[Data extract]
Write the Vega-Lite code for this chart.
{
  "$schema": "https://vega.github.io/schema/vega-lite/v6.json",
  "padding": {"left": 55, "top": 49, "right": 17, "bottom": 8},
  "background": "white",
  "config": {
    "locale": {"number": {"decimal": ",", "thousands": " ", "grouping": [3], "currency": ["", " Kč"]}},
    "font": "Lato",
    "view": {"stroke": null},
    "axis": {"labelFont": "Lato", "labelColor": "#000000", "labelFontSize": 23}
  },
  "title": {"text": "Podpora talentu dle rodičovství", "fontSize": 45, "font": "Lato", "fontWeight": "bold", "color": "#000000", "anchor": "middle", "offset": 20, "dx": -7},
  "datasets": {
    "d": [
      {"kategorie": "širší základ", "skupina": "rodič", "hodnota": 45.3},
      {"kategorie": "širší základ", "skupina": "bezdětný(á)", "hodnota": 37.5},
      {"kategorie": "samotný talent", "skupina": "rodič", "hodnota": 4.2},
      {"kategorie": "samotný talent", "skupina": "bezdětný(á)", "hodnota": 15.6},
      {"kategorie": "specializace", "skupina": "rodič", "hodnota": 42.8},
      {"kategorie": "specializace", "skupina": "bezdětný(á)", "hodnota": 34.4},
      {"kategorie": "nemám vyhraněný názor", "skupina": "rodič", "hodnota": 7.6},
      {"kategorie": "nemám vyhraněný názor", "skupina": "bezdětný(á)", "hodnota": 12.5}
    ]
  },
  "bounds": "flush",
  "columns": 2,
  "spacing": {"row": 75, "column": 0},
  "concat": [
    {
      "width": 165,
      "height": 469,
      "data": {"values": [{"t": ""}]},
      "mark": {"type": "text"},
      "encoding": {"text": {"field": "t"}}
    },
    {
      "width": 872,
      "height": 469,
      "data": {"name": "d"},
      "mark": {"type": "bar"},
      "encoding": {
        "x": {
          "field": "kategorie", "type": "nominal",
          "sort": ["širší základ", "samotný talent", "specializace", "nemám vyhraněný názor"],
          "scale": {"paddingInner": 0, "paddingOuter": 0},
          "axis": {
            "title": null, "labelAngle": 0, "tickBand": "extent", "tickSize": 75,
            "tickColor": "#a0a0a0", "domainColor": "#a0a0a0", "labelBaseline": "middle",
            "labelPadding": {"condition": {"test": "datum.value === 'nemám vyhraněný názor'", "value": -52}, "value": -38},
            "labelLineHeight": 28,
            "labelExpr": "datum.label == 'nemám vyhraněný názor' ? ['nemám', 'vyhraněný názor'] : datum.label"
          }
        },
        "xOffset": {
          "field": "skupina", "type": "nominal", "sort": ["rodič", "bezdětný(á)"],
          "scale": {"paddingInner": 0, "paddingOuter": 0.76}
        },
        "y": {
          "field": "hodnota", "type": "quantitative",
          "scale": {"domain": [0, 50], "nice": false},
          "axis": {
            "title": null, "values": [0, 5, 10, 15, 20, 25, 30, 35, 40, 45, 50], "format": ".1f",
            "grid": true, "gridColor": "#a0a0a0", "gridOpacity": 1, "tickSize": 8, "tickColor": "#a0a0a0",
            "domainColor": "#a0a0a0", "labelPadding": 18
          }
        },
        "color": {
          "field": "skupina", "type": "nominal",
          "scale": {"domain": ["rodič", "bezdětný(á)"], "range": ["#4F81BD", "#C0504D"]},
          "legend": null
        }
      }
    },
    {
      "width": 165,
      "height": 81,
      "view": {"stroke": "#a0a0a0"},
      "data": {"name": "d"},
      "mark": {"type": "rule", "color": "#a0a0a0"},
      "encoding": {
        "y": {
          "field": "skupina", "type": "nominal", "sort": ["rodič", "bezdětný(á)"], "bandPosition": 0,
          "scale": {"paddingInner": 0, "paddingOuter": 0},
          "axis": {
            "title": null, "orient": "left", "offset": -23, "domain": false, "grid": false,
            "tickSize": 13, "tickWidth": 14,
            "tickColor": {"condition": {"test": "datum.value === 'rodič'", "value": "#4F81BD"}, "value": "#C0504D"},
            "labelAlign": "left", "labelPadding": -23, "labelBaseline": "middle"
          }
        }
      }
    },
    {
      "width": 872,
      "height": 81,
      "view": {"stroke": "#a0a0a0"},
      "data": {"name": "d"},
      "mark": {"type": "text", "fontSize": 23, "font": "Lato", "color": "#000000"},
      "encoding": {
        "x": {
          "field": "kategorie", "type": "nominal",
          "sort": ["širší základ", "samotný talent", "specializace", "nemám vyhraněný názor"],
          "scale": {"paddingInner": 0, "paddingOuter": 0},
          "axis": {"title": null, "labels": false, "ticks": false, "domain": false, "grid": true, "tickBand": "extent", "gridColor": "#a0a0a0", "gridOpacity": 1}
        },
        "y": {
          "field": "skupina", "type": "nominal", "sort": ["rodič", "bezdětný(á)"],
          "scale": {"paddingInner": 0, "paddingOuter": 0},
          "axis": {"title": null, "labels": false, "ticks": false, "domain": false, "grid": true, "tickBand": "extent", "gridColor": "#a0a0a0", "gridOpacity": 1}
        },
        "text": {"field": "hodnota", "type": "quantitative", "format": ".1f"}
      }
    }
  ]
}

[Aim of the exercise] Copy every line verbatim.

[Finished task]
Write the Vega-Lite code for this chart.
{
  "$schema": "https://vega.github.io/schema/vega-lite/v6.json",
  "padding": {"left": 55, "top": 49, "right": 17, "bottom": 8},
  "background": "white",
  "config": {
    "locale": {"number": {"decimal": ",", "thousands": " ", "grouping": [3], "currency": ["", " Kč"]}},
    "font": "Lato",
    "view": {"stroke": null},
    "axis": {"labelFont": "Lato", "labelColor": "#000000", "labelFontSize": 23}
  },
  "title": {"text": "Podpora talentu dle rodičovství", "fontSize": 45, "font": "Lato", "fontWeight": "bold", "color": "#000000", "anchor": "middle", "offset": 20, "dx": -7},
  "datasets": {
    "d": [
      {"kategorie": "širší základ", "skupina": "rodič", "hodnota": 45.3},
      {"kategorie": "širší základ", "skupina": "bezdětný(á)", "hodnota": 37.5},
      {"kategorie": "samotný talent", "skupina": "rodič", "hodnota": 4.2},
      {"kategorie": "samotný talent", "skupina": "bezdětný(á)", "hodnota": 15.6},
      {"kategorie": "specializace", "skupina": "rodič", "hodnota": 42.8},
      {"kategorie": "specializace", "skupina": "bezdětný(á)", "hodnota": 34.4},
      {"kategorie": "nemám vyhraněný názor", "skupina": "rodič", "hodnota": 7.6},
      {"kategorie": "nemám vyhraněný názor", "skupina": "bezdětný(á)", "hodnota": 12.5}
    ]
  },
  "bounds": "flush",
  "columns": 2,
  "spacing": {"row": 75, "column": 0},
  "concat": [
    {
      "width": 165,
      "height": 469,
      "data": {"values": [{"t": ""}]},
      "mark": {"type": "text"},
      "encoding": {"text": {"field": "t"}}
    },
    {
      "width": 872,
      "height": 469,
      "data": {"name": "d"},
      "mark": {"type": "bar"},
      "encoding": {
        "x": {
          "field": "kategorie", "type": "nominal",
          "sort": ["širší základ", "samotný talent", "specializace", "nemám vyhraněný názor"],
          "scale": {"paddingInner": 0, "paddingOuter": 0},
          "axis": {
            "title": null, "labelAngle": 0, "tickBand": "extent", "tickSize": 75,
            "tickColor": "#a0a0a0", "domainColor": "#a0a0a0", "labelBaseline": "middle",
            "labelPadding": {"condition": {"test": "datum.value === 'nemám vyhraněný názor'", "value": -52}, "value": -38},
            "labelLineHeight": 28,
            "labelExpr": "datum.label == 'nemám vyhraněný názor' ? ['nemám', 'vyhraněný názor'] : datum.label"
          }
        },
        "xOffset": {
          "field": "skupina", "type": "nominal", "sort": ["rodič", "bezdětný(á)"],
          "scale": {"paddingInner": 0, "paddingOuter": 0.76}
        },
        "y": {
          "field": "hodnota", "type": "quantitative",
          "scale": {"domain": [0, 50], "nice": false},
          "axis": {
            "title": null, "values": [0, 5, 10, 15, 20, 25, 30, 35, 40, 45, 50], "format": ".1f",
            "grid": true, "gridColor": "#a0a0a0", "gridOpacity": 1, "tickSize": 8, "tickColor": "#a0a0a0",
            "domainColor": "#a0a0a0", "labelPadding": 18
          }
        },
        "color": {
          "field": "skupina", "type": "nominal",
          "scale": {"domain": ["rodič", "bezdětný(á)"], "range": ["#4F81BD", "#C0504D"]},
          "legend": null
        }
      }
    },
    {
      "width": 165,
      "height": 81,
      "view": {"stroke": "#a0a0a0"},
      "data": {"name": "d"},
      "mark": {"type": "rule", "color": "#a0a0a0"},
      "encoding": {
        "y": {
          "field": "skupina", "type": "nominal", "sort": ["rodič", "bezdětný(á)"], "bandPosition": 0,
          "scale": {"paddingInner": 0, "paddingOuter": 0},
          "axis": {
            "title": null, "orient": "left", "offset": -23, "domain": false, "grid": false,
            "tickSize": 13, "tickWidth": 14,
            "tickColor": {"condition": {"test": "datum.value === 'rodič'", "value": "#4F81BD"}, "value": "#C0504D"},
            "labelAlign": "left", "labelPadding": -23, "labelBaseline": "middle"
          }
        }
      }
    },
    {
      "width": 872,
      "height": 81,
      "view": {"stroke": "#a0a0a0"},
      "data": {"name": "d"},
      "mark": {"type": "text", "fontSize": 23, "font": "Lato", "color": "#000000"},
      "encoding": {
        "x": {
          "field": "kategorie", "type": "nominal",
          "sort": ["širší základ", "samotný talent", "specializace", "nemám vyhraněný názor"],
          "scale": {"paddingInner": 0, "paddingOuter": 0},
          "axis": {"title": null, "labels": false, "ticks": false, "domain": false, "grid": true, "tickBand": "extent", "gridColor": "#a0a0a0", "gridOpacity": 1}
        },
        "y": {
          "field": "skupina", "type": "nominal", "sort": ["rodič", "bezdětný(á)"],
          "scale": {"paddingInner": 0, "paddingOuter": 0},
          "axis": {"title": null, "labels": false, "ticks": false, "domain": false, "grid": true, "tickBand": "extent", "gridColor": "#a0a0a0", "gridOpacity": 1}
        },
        "text": {"field": "hodnota", "type": "quantitative", "format": ".1f"}
      }
    }
  ]
}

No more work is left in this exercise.